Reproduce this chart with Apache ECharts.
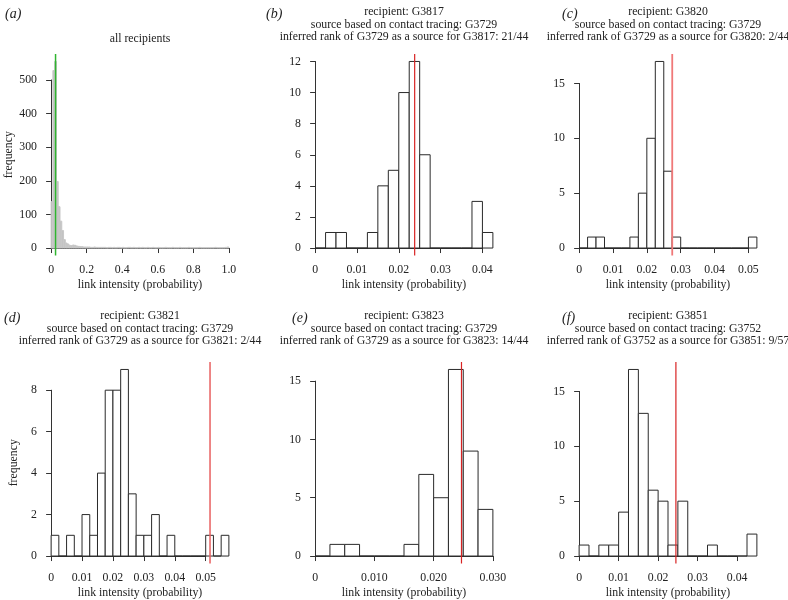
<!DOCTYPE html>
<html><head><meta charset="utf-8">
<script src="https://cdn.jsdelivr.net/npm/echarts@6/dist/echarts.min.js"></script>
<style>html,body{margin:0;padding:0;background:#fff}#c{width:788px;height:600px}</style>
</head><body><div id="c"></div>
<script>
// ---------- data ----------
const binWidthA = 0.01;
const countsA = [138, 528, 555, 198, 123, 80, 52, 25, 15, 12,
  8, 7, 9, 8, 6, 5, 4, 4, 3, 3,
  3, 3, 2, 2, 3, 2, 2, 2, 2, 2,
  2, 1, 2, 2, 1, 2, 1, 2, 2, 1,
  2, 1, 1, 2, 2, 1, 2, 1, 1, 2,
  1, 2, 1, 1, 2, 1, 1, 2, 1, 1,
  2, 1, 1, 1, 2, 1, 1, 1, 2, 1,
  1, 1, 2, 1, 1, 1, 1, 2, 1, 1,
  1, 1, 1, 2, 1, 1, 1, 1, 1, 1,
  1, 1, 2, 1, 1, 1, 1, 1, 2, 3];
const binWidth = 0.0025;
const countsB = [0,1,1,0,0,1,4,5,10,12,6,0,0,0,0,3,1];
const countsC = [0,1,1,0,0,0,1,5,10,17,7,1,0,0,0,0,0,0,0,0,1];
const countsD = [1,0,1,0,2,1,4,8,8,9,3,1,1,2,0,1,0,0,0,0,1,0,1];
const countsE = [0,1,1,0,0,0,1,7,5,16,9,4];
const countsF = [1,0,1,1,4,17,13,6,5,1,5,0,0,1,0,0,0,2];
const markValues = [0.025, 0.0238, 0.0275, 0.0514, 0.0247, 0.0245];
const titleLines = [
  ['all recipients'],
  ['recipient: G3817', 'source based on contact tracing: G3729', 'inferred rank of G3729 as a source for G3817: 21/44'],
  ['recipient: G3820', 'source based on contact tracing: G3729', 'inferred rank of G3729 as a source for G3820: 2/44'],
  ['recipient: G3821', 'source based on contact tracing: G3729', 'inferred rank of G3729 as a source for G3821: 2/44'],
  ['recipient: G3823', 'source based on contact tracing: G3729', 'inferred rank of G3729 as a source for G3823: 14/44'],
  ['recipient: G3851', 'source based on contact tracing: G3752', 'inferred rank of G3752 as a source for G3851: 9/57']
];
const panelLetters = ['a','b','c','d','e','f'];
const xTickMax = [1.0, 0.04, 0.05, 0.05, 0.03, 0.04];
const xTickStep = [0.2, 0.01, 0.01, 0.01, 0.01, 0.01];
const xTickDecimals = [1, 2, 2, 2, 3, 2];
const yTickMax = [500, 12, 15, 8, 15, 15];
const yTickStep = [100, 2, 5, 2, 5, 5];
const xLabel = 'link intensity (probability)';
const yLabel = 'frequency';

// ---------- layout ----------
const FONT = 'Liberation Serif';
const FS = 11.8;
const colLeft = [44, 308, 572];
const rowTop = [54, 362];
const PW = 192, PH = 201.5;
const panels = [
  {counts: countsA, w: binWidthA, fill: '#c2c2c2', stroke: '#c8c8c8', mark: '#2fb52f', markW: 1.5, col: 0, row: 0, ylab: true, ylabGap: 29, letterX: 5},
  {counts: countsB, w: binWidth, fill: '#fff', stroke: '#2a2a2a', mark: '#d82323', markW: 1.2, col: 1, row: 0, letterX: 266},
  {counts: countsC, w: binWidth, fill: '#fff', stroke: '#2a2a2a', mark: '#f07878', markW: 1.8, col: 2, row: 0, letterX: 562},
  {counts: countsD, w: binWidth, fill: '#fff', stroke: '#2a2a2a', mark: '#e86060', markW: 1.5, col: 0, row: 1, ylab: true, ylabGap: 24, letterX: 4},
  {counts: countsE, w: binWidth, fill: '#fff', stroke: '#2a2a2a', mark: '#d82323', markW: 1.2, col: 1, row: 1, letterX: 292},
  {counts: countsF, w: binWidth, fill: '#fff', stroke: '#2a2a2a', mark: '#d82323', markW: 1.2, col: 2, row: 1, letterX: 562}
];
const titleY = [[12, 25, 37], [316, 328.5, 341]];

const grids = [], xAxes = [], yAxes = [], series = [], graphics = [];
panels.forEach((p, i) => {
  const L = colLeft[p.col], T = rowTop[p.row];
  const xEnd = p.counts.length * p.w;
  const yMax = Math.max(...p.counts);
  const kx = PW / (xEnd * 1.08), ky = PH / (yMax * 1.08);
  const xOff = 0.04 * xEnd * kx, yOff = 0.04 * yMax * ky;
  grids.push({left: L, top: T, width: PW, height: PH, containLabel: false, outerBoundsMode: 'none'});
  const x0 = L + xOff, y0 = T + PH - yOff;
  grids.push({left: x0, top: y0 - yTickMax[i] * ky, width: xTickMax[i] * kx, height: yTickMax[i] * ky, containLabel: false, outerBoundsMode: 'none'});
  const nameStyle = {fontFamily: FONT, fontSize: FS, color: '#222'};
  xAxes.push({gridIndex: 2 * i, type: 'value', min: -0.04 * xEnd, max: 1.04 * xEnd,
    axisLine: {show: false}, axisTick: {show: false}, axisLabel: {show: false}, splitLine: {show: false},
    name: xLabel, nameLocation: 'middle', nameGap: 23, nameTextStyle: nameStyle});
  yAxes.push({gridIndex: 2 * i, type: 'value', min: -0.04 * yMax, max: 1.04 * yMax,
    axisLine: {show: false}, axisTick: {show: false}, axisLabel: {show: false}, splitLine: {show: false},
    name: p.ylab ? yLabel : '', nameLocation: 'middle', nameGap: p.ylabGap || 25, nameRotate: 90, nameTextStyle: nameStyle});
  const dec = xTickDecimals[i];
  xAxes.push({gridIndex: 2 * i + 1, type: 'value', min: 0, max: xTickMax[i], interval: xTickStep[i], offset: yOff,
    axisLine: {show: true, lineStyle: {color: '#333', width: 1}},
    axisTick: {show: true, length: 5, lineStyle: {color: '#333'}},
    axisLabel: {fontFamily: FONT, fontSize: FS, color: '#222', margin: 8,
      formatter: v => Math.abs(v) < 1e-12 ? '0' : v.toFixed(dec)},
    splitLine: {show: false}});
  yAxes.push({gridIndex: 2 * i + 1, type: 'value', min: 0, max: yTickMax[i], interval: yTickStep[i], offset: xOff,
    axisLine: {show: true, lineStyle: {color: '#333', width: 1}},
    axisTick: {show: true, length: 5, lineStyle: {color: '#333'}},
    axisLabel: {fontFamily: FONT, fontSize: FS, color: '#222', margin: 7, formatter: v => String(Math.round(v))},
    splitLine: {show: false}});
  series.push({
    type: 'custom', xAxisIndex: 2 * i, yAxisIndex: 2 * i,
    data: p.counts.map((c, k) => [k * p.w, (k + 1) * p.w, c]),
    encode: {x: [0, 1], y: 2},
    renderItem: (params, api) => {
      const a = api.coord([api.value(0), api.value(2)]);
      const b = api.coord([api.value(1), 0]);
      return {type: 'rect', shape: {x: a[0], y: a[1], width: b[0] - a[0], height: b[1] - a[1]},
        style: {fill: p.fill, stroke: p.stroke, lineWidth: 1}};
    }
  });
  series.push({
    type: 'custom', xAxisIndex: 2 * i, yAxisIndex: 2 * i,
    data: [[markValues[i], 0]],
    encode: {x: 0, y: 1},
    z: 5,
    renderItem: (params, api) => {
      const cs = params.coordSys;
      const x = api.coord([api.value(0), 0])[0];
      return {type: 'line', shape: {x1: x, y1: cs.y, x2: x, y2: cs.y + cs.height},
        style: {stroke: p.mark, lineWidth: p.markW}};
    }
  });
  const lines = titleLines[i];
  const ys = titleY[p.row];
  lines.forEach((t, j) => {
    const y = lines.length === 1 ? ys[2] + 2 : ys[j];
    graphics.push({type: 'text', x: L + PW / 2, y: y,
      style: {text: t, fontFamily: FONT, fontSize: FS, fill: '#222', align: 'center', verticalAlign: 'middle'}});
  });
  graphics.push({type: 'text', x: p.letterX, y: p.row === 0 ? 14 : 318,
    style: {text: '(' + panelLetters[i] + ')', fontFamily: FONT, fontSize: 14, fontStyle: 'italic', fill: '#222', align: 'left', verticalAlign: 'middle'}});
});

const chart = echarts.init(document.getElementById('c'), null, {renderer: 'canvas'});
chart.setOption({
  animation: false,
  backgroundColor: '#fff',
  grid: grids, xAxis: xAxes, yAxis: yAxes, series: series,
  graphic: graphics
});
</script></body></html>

● Exercise directions:
Without any pictures, reproduce the lines from the first one in the material through the line that has "const yLabel = 'frequency';", exactly as they appear.

● Output:
Reproduce this chart with Apache ECharts.
<!DOCTYPE html>
<html><head><meta charset="utf-8">
<script src="https://cdn.jsdelivr.net/npm/echarts@6/dist/echarts.min.js"></script>
<style>html,body{margin:0;padding:0;background:#fff}#c{width:788px;height:600px}</style>
</head><body><div id="c"></div>
<script>
// ---------- data ----------
const binWidthA = 0.01;
const countsA = [138, 528, 555, 198, 123, 80, 52, 25, 15, 12,
  8, 7, 9, 8, 6, 5, 4, 4, 3, 3,
  3, 3, 2, 2, 3, 2, 2, 2, 2, 2,
  2, 1, 2, 2, 1, 2, 1, 2, 2, 1,
  2, 1, 1, 2, 2, 1, 2, 1, 1, 2,
  1, 2, 1, 1, 2, 1, 1, 2, 1, 1,
  2, 1, 1, 1, 2, 1, 1, 1, 2, 1,
  1, 1, 2, 1, 1, 1, 1, 2, 1, 1,
  1, 1, 1, 2, 1, 1, 1, 1, 1, 1,
  1, 1, 2, 1, 1, 1, 1, 1, 2, 3];
const binWidth = 0.0025;
const countsB = [0,1,1,0,0,1,4,5,10,12,6,0,0,0,0,3,1];
const countsC = [0,1,1,0,0,0,1,5,10,17,7,1,0,0,0,0,0,0,0,0,1];
const countsD = [1,0,1,0,2,1,4,8,8,9,3,1,1,2,0,1,0,0,0,0,1,0,1];
const countsE = [0,1,1,0,0,0,1,7,5,16,9,4];
const countsF = [1,0,1,1,4,17,13,6,5,1,5,0,0,1,0,0,0,2];
const markValues = [0.025, 0.0238, 0.0275, 0.0514, 0.0247, 0.0245];
const titleLines = [
  ['all recipients'],
  ['recipient: G3817', 'source based on contact tracing: G3729', 'inferred rank of G3729 as a source for G3817: 21/44'],
  ['recipient: G3820', 'source based on contact tracing: G3729', 'inferred rank of G3729 as a source for G3820: 2/44'],
  ['recipient: G3821', 'source based on contact tracing: G3729', 'inferred rank of G3729 as a source for G3821: 2/44'],
  ['recipient: G3823', 'source based on contact tracing: G3729', 'inferred rank of G3729 as a source for G3823: 14/44'],
  ['recipient: G3851', 'source based on contact tracing: G3752', 'inferred rank of G3752 as a source for G3851: 9/57']
];
const panelLetters = ['a','b','c','d','e','f'];
const xTickMax = [1.0, 0.04, 0.05, 0.05, 0.03, 0.04];
const xTickStep = [0.2, 0.01, 0.01, 0.01, 0.01, 0.01];
const xTickDecimals = [1, 2, 2, 2, 3, 2];
const yTickMax = [500, 12, 15, 8, 15, 15];
const yTickStep = [100, 2, 5, 2, 5, 5];
const xLabel = 'link intensity (probability)';
const yLabel = 'frequency';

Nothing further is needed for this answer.